Test Suite Debugging Time

Created 2016-09-05 / Edited 2016-09-05

One of the codebases I work on regularly has a large and slow test suite. So slow that it typically only runs in totality in a continuous-integration (ci) environment, and there it uses the parallel_tests gem to slice it into pieces and run in parallel. This gets it to run in like 30 minutes instead of 2.5 hours.

But I want to run the whole thing linearly sometimes, especially so I can make sure tests aren't conflicting with each other. So I created a new ci job that runs it linearly ... and got a fail that I didn't get otherwise. Took forever to figure it out!
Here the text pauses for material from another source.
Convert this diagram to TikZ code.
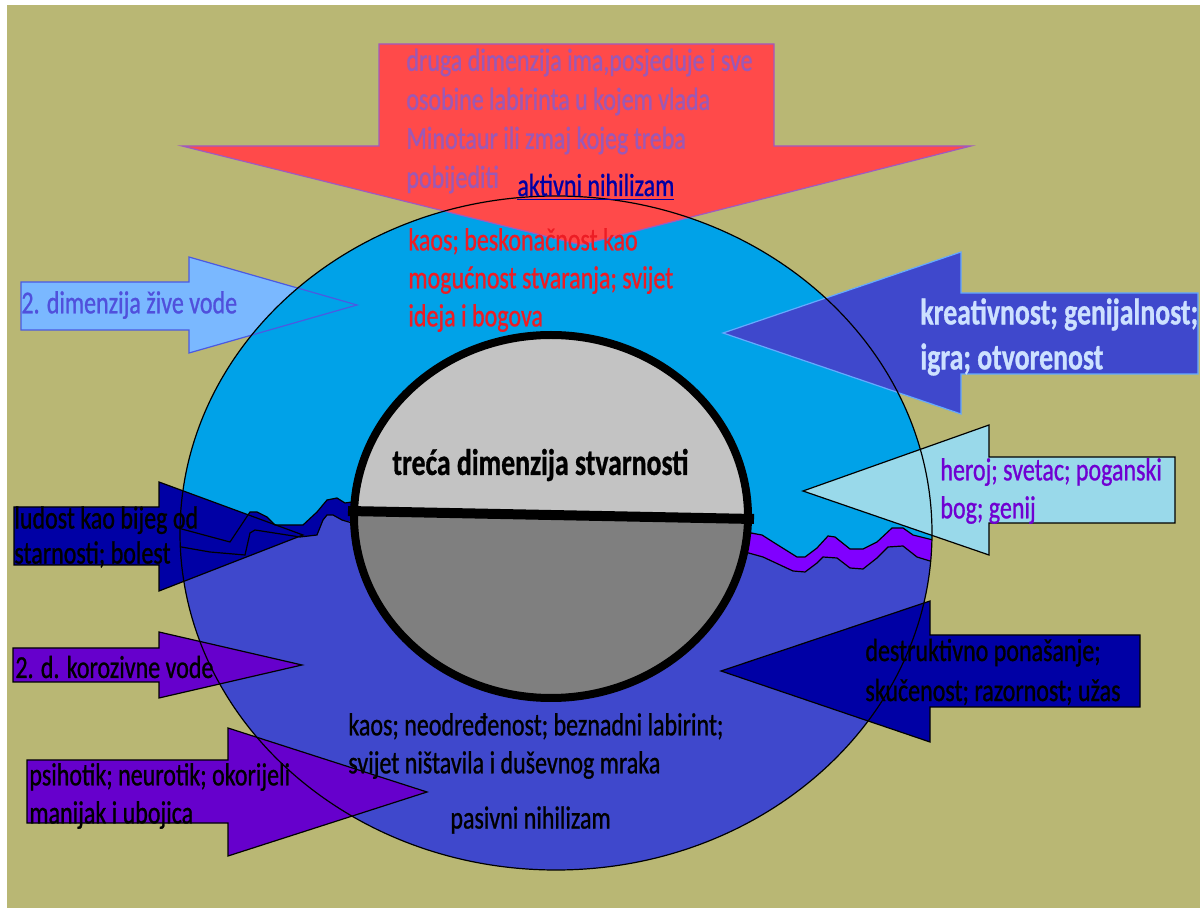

This was about a worker that I call a "sweeper" -- it's job is to run once a day and make sure nothing was missed by other realtime jobs during the day. Here is a simplified version.

class SweeperWorker
  INTERVAL = 25.hours.ago # Overlap the day by an hour
  def perform
    candidates.each(&:do_work) # something like that
  end
  def candidates
    Thing.where('created_at > ?', INTERVAL)
  end
end

# rspec
describe SweeperWorker do
  let(:new_thing) { Thing.new(created_at: 5.hours.ago) }
  let(:old_thing) { Thing.new(created_at: 26.hours.ago) }

  it "does pick up the new thing" do
    new_thing # force to exist
    expect(SweeperWorker.new.candidates).to include(new_thing)
  end

  it "does not pick up the old thing" do
    old_thing # force to exist
    expect(SweeperWorker.new.candidates).not_to include(old_thing)
  end
end

Not sure that is quite right, but you should get the idea.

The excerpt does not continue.